Ancora uccisi. L’Onu chiede solidarietà internazionale per il popolo e la democrazia in Myanmar
Secondo media locali, tre giorni fa vi sono stati 63 uccisi, solo a Yangon. L’appello del segretario dell’Onu Antonio Guterres agli “attori regionali”. Danni per 32 fabbriche cinesi. Boicottaggio contro i telefonini Huawei: hanno permesso ai militari l’uso della tecnologia di riconoscimento facciale.
Yangon (AsiaNews) – Almeno 20 persone sono state uccise ieri dopo un altro giorno di proteste contro il colpo di Stato militare. Lo conferma oggi l’Associazione per l’assistenza ai prigionieri politici (Aapp), un gruppo di vigilanza locale, preoccupata del fatto che “le vittime stanno aumentando in modo drastico”. Secondo l’Aapp, dal 1° febbraio, data d’inizio del colpo di Stato, più di 180 persone sono state uccise. Molte di loro sono dimostranti che hanno partecipato alle manifestazioni, ma altre sono civili che sono stati uccisi solo perché di trovavano nelle vicinanze o nella linea di fuoco delle forze di sicurezza. A Yangon, due donne sono state uccise in casa, con proiettili sparati dai soldati nelle strade; uno spazzino che raccoglieva immondizie è stato buttato a terra da un soldato ed è stato ucciso sul colpo.
Secondo Myanmar Now, un giornale locale, il 14 marzo, domenica scorsa, è stato finora il giorno più violento, con almeno 63 uccisi solo a Yangon. Ieri sono morti molti feriti gravi negli incidenti di due giorni fa.
I Paesi occidentali – primi fra tutti Usa e Gran Bretagna - condannano la violenza della giunta. Il segretario generale dell’Onu, Antonio Guterres, attraverso il suo portavoce Stephane Dujarric, ha chiesto ieri alla comunità internazionale e agli “attori regionali di unirsi in solidarietà con il popolo del Myanmar e con le loro aspirazioni democratiche”.
Fra gli “attori regionali” vi è la Cina, che la popolazione sospetta di simpatie verso la giunta. Tali sospetti sono incrementati da un profondo sentimento anti-cinese, che cova da tempo, per l’invasione di merci e fabbriche della Cina nel Paese e per la situazione di quasi schiavismo in cui vivono i birmani che lavorano per le fabbriche cinesi.
Tre giorni fa nel quartiere di Hlaing Tharyar sono state incendiate diverse fabbriche di proprietà cinese. Il Global Times, quotidiano di Pechino vicino alla leadership, afferma che le fabbriche cinesi colpite sono 32, con un danno che si aggira sui 37 milioni di dollari Usa.
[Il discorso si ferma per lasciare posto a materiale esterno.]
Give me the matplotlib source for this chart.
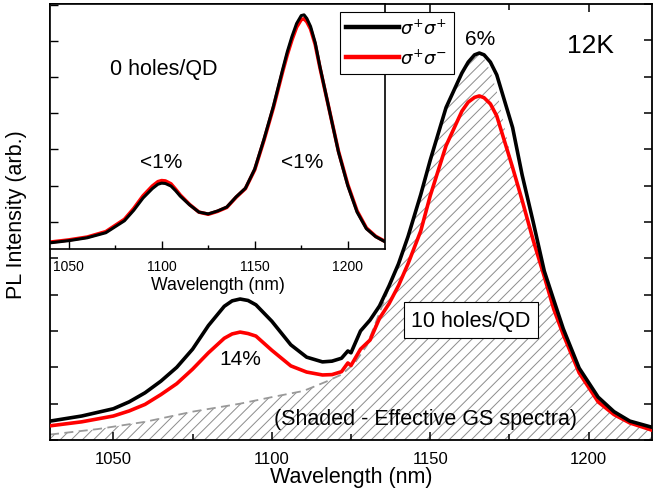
import numpy as np
import matplotlib
matplotlib.use("Agg")
import matplotlib.pyplot as plt
from matplotlib.ticker import MultipleLocator, NullFormatter

plt.rcParams['font.family'] = ['Liberation Sans', 'DejaVu Sans']
plt.rcParams['hatch.linewidth'] = 0.7
plt.rcParams['hatch.color'] = '#8c8c8c'

# main panel: 10 holes/QD
main_wl = [1030, 1040, 1050, 1055, 1060, 1065, 1070, 1075, 1080, 1085, 1087.5,
           1090, 1092.5, 1095, 1100, 1106, 1111, 1116, 1119, 1122, 1124, 1125,
           1128, 1131, 1134, 1137, 1140, 1143, 1147, 1150, 1155, 1160, 1162,
           1164, 1165.5, 1167, 1169, 1171, 1176, 1179, 1182.5, 1186, 1189, 1192,
           1197, 1203, 1208, 1213, 1220]
main_pp = [0.52, 0.66, 0.86, 1.05, 1.30, 1.62, 2.00, 2.50, 3.15, 3.68, 3.83,
           3.88, 3.84, 3.72, 3.27, 2.62, 2.28, 2.15, 2.17, 2.25, 2.45, 2.40,
           3.00, 3.30, 3.69, 4.24, 4.85, 5.60, 6.75, 7.70, 9.15, 10.10, 10.40,
           10.60, 10.65, 10.60, 10.40, 10.05, 8.60, 7.30, 6.00, 4.65, 3.85, 3.06,
           1.98, 1.18, 0.78, 0.52, 0.35]
main_pm = [0.39, 0.50, 0.66, 0.80, 0.98, 1.25, 1.55, 1.95, 2.40, 2.80, 2.92,
           2.97, 2.93, 2.86, 2.47, 2.04, 1.87, 1.79, 1.80, 1.88, 2.12, 2.05,
           2.50, 2.75, 3.35, 3.75, 4.25, 4.85, 5.75, 6.72, 8.10, 9.05, 9.30,
           9.43, 9.47, 9.42, 9.25, 8.92, 7.50, 6.60, 5.50, 4.50, 3.60, 2.90,
           1.85, 1.05, 0.70, 0.47, 0.27]

# effective GS spectrum (shaded)
gs_wl = [1030, 1045, 1060, 1075, 1090, 1100, 1110, 1117, 1122, 1126, 1130,
         1134, 1137, 1140, 1143, 1147, 1150, 1155, 1160, 1162, 1164, 1165.5,
         1167, 1169, 1171, 1176, 1179, 1182.5, 1186, 1189, 1192, 1197, 1203,
         1208, 1213, 1220]
gs_val = [0.15, 0.30, 0.50, 0.78, 1.00, 1.18, 1.35, 1.60, 1.80, 2.10, 2.60,
          3.50, 4.20, 4.85, 5.60, 6.75, 7.70, 9.15, 10.10, 10.40, 10.58, 10.60,
          10.50, 10.15, 9.60, 7.60, 6.60, 5.50, 4.50, 3.60, 2.90, 1.85, 1.05,
          0.70, 0.47, 0.27]

# inset: 0 holes/QD
ins_wl = [1040, 1050, 1060, 1070, 1080, 1085, 1090, 1095, 1098, 1100, 1102,
          1105, 1107.5, 1110, 1115, 1120, 1125, 1130, 1135, 1140, 1145, 1150,
          1155, 1160, 1165, 1167.5, 1170, 1172.5, 1175, 1176.5, 1178, 1180,
          1182.5, 1185, 1190, 1195, 1200, 1205, 1210, 1215, 1220]
ins_pp = [-0.58, -0.52, -0.44, -0.30, 0.03, 0.32, 0.66, 0.92, 1.04, 1.07, 1.06,
          0.99, 0.86, 0.71, 0.47, 0.27, 0.22, 0.30, 0.41, 0.69, 0.93, 1.46,
          2.29, 3.19, 4.21, 4.70, 5.12, 5.48, 5.70, 5.72, 5.62, 5.40,
          4.95, 4.30, 3.11, 1.93, 1.00, 0.27, -0.19, -0.41, -0.55]
ins_pm = [-0.56, -0.50, -0.42, -0.27, 0.07, 0.37, 0.72, 0.99, 1.11, 1.14, 1.13,
          1.05, 0.90, 0.74, 0.48, 0.27, 0.21, 0.29, 0.40, 0.68, 0.92, 1.44,
          2.26, 3.15, 4.15, 4.62, 5.03, 5.38, 5.59, 5.61, 5.53, 5.33,
          4.90, 4.27, 3.11, 1.95, 1.03, 0.30, -0.17, -0.40, -0.54]

fig = plt.figure(figsize=(6.61, 4.89), dpi=100)
W, H = 661.0, 489.0
ax = fig.add_axes([50/W, 1-441/H, 602/W, 436/H])

ax.fill_between(gs_wl, 0, gs_val, facecolor='none', edgecolor='#8c8c8c',
                hatch='///', linewidth=0, zorder=1)
gs_wl_a = np.array(gs_wl)
sel = gs_wl_a <= 1137
ax.plot(gs_wl_a[sel], np.array(gs_val)[sel], color='#999999', lw=1.3,
        dashes=(5, 3), zorder=2)
l1, = ax.plot(main_wl, main_pp, color='black', lw=2.6, zorder=4,
              label=r'$\sigma^{+}\sigma^{+}$')
l2, = ax.plot(main_wl, main_pm, color='#ff0000', lw=2.6, zorder=3,
              label=r'$\sigma^{+}\sigma^{-}$')

ax.set_xlim(1030, 1220)
ax.set_ylim(0, 12)
ax.xaxis.set_major_locator(MultipleLocator(50))
ax.xaxis.set_minor_locator(MultipleLocator(25))
ax.yaxis.set_major_locator(MultipleLocator(1))
ax.yaxis.set_major_formatter(NullFormatter())
ax.tick_params(which='both', direction='in', top=True, right=True, width=1.1)
ax.tick_params(which='major', length=6, labelsize=12, pad=8)
ax.tick_params(which='minor', length=4)
for s in ax.spines.values():
    s.set_linewidth(1.3)
ax.set_xlabel('Wavelength (nm)', fontsize=15.5, labelpad=0)
fig.text(17/W, 1-215/H, 'PL Intensity (arb.)', rotation=90, fontsize=15.5,
         ha='center', va='center')

ax.text(1165.7, 11.04, '6%', fontsize=15, ha='center', va='center')
ax.text(1200.5, 10.87, '12K', fontsize=19, ha='center', va='center')
ax.text(1090, 2.23, '14%', fontsize=15, ha='center', va='center')
ax.text(1162.9, 3.30, '10 holes/QD', fontsize=15.5, ha='center', va='center',
        zorder=6, bbox=dict(boxstyle='square,pad=0.35', facecolor='white',
                            edgecolor='black', linewidth=0.8))
ax.text(1148.4, 0.58, '(Shaded - Effective GS spectra)', fontsize=15.5,
        ha='center', va='center', zorder=5)

# inset
ins = fig.add_axes([50/W, 1-250/H, 335/W, 245/H])
ins.set_facecolor('white')
ins.plot(ins_wl, ins_pm, color='#ff0000', lw=2.6)
ins.plot(ins_wl, ins_pp, color='black', lw=2.2)
ins.set_xlim(1040, 1220)
ins.set_ylim(-0.75, 6.02)
ins.xaxis.set_major_locator(MultipleLocator(50))
ins.xaxis.set_minor_locator(MultipleLocator(25))
ins.yaxis.set_major_locator(MultipleLocator(1))
ins.yaxis.set_major_formatter(NullFormatter())
ins.tick_params(which='both', direction='in', width=1.0)
ins.tick_params(which='major', length=6, labelsize=10, pad=7)
ins.tick_params(which='minor', length=3)
for s in ins.spines.values():
    s.set_linewidth(1.2)
ins.set_xlabel('Wavelength (nm)', fontsize=12.7, labelpad=2)
ins.text(1101.3, 4.23, '0 holes/QD', fontsize=15.5, ha='center', va='center')
ins.text(1099.6, 1.66, '<1%', fontsize=15, ha='center', va='center')
ins.text(1175.4, 1.66, '<1%', fontsize=15, ha='center', va='center')

leg = fig.legend(handles=[l1, l2], loc='upper left',
                 bbox_to_anchor=(340/W, 1-13/H), fontsize=13,
                 handlelength=2.9, handletextpad=0.1, borderpad=0.35,
                 labelspacing=0.6, fancybox=False, framealpha=1,
                 edgecolor='black', borderaxespad=0)
leg.get_frame().set_linewidth(0.8)
for h in leg.get_lines():
    h.set_linewidth(3.2)

fig.savefig('out.png', dpi=100)
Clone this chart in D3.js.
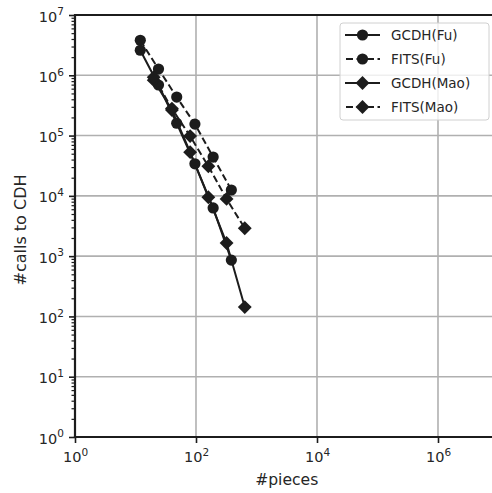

Due impiegati cinesi sono stati feriti.
Pechino ha bloccato a più riprese una condanna del golpe da parte del Consiglio di sicurezza dell’Onu, insieme a Russia, Vietnam e India. Ma ha anche precisato che non apprezza la situazione attuale. Dopo gli incidenti di tre giorni fa, l’ambasciata cinese in Myanmar ha chiesto che terminino “tutti gli atti di violenza”, che siano “puniti i colpevoli secondo la legge e che siano assicurate la sicurezza delle vite e le proprietà delle compagnie cinesi e del personale in Myanmar”.
Per tutta risposta, sui social si diffondono appelli per boicottare i prodotti cinesi. Fra i primi prodotti colpiti vi sono i telefonini Huawei: secondo i dimostranti, questa ha aiutato l’esercito ad applicare la tecnologia con riconoscimento facciale che la giunta usa per andare ad arrestare di notte i capi delle manifestazioni e i membri della Lega per la democrazia.